Средняя статистическая «духовной жажды» и выражается в среднем предмете веры. Жажда эта порождает чаще не людей религии, а людей церкви. По нашему времени это естественно, ибо исходит из сложившегося годами и уже поколениями мышления субординационно-коллективистского.

Слабые верой приходят к церкви, забыв, что в России церковь веками подрывала веру и немало сделала сама, чтобы народное возмездие постигло ее в начале нашего времени. Сейчас она исподволь возрождается. Приток людей веры несколько ее оживляет.

Невольная ошибка людей веры в том, что они, став людьми церкви, полагают, что стали верующими христианами. Божья благодать кажется им легко достижимой посредством омовения, помазания и причастия.

Если бы было так! Истинная религиозность, вера в бога дается с трудом: либо собственным глубоким прозрением в бога, либо принятой безропотно мукой, либо строем и направлением жизни, воспринятым с детства как данность, то есть в конечном счете – той же выстраданностью, но исторической, семейно-традиционной.

Глубокое же прозрение – явление редчайшее. Оно порождает пророков и апостолов, то есть не приводит к вере, лишь вскрывает заложенное.

О знании и сознании

Мистико-интуитивистская философия утверждает, что новорожденное дитя знает гораздо больше, чем мы предполагаем. Мистико-позитивизм утверждает то же самое, называя знание заложенной в нас информацией.

В сфере нравственности знание не имеет цены без сознания. Любой пехотный солдат знает не меньше, чем Виктор Некрасов. Важно, как он осознает это знание, к каким нравственным высотам это его приводит.

Критик Дымшиц много знает о немецкой литературе. Его знание не является нравственным сознанием.

Дерево знает, куда тянуть ветки и куда пустить корни. Человек знает свою единственность.

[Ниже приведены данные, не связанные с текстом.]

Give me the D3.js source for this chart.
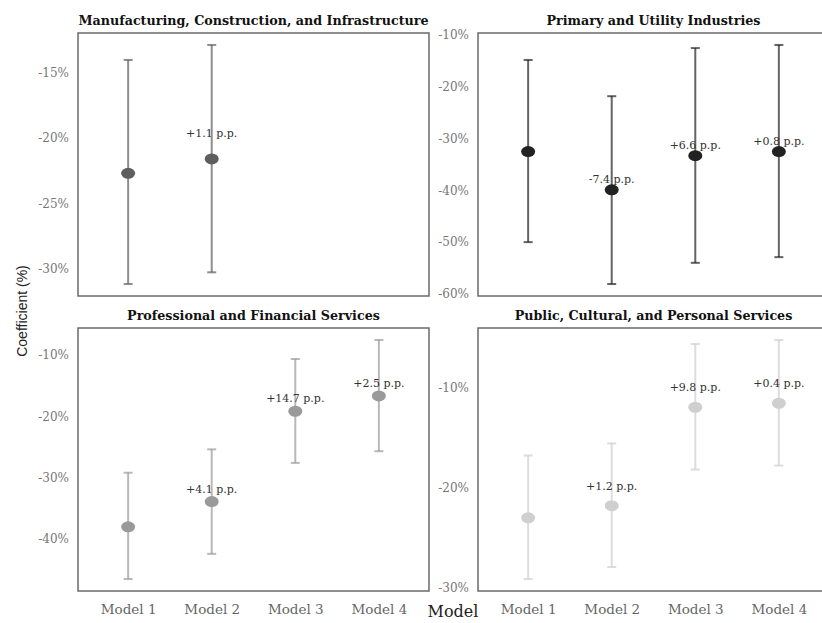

Сверхчеловек – это знание о себе без сознания.

Со-знание – это co-измерение, знание связей. «Со» означает присоединение к знанию чего-то иного, необходимость этого присоединения. «Со» это со-имение, то есть семья, со-поставление, то есть поставление себя в ряд, co-юз, то есть взаимное распределение обуз, со-противление – то есть совместное противление и дальнейшее со-поставление, со-ображение, со-отношение, со-прикосновение, то есть взаимное прикосновение и т. д. То есть всегда в знании учет объекта, учет «другого».

Только из этого учета рождаются нравственные понятия, нравственные оценки. А это и есть сознание.

Сознание не заложено в нас и является высшим результатом и достижением познания действительности, то есть результатом активного процесса, рядом с которым меркнет значение пассивного знания, заложенного в дитяти.

«Сухая злоба нигилизма»

«Сухая злоба нигилизма» (по выражению Леонтьева) в наше время превосходно переходит в потребность слепой церковной веры. Все что угодно – злобствовать или верить, лишь бы оправдать бездействие. Вера – наилучшее оправдание бездействия и, в сущности, свидетельство безысходности «сухой злобы».